Why isn’t it appropriate now?

For my team, I didn’t think about programming autonomous until the 4-5th week into the season. I knew what I wanted to do, but I didn’t know exactly how I wanted to execute it. During the season when I was writing the code for the robot, I kept it in a format so that I could simply tell it what I wanted it to do, and the rest of the code would take care of it without me having to think about it. Combining this format with autonomous made it very easy for me to program autonomous including the various sensors that was required for the kicking system on the robot to work. Though, it did take me a regional to get it right due to lack of testing (mostly my fault though).

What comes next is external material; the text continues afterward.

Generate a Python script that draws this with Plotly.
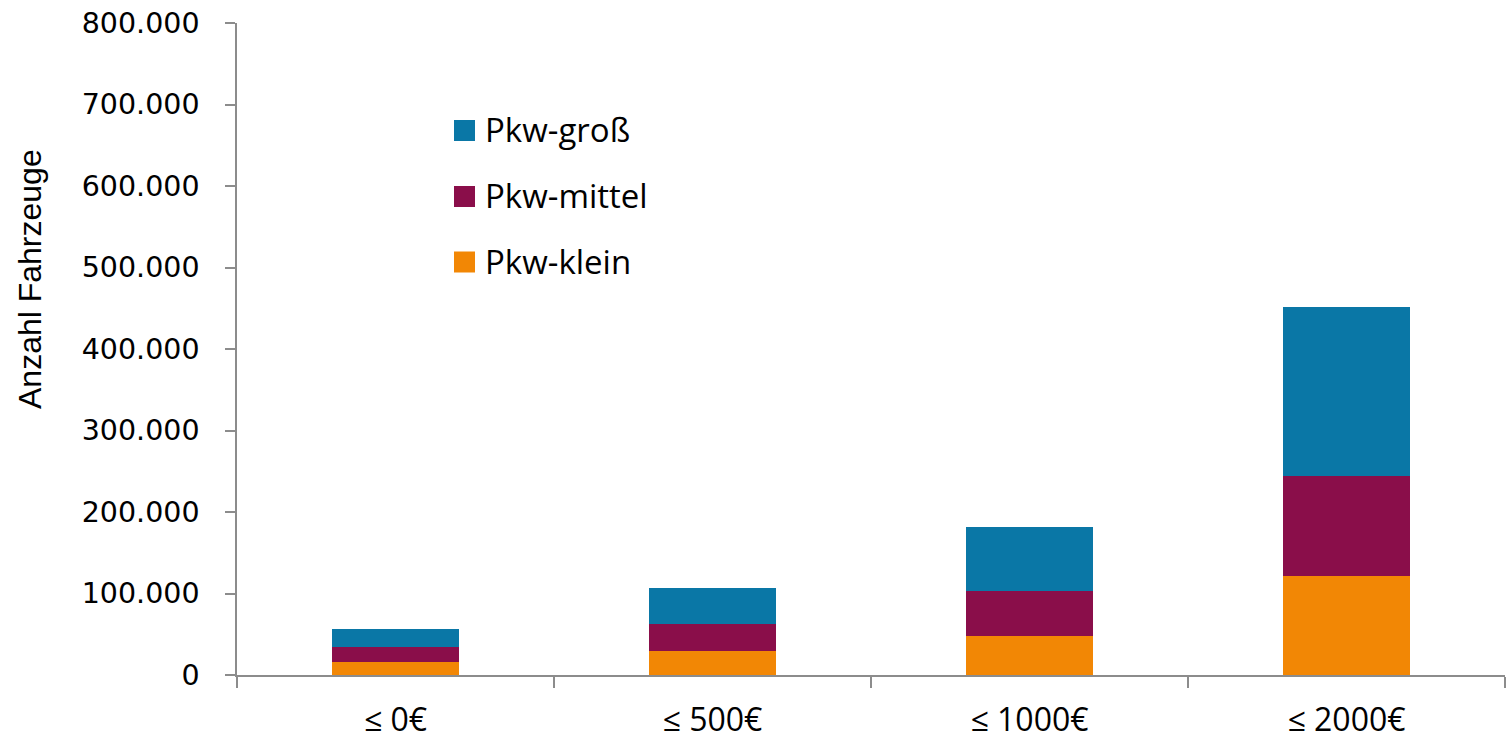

I think autonomous programming can be made easily enough if the programmer has made things modular (i.e. like I did) thereby reducing the workload when it comes to the autonomous part.

As an idea over the summer, I was thinking about teaching some interested programmers some of the thought-process that is required for programmign a FRC robot (or for that matter anything) with an arduino with a few sensors set up and perhaps a servo or two. It’s a small and relatively cheap platform that is quite easy to use. To program it runs a C-like language, so it’s not quite ideal for LabVIEW use, but I’m sure it could be easily modified for such.

-Tanner

i kinda like the idea of leveling the playing field for everyone, but here’s the issue: we are not here to prove who can win, but rather, we are here to learn. if you just hand a team an autonomous mode, and tell them it works, they’ll use it. i know i would, only because i put so much into it. but what do you learn about programming in this situation? people need to realize that autonomous is not that far off from teleop. it just seems a little intimidating. really, i think the only thing to really do is try to help those teams that have a hard time with it. otherwise, by “helping” you may be doing their team harm if you just hand autonomous to them.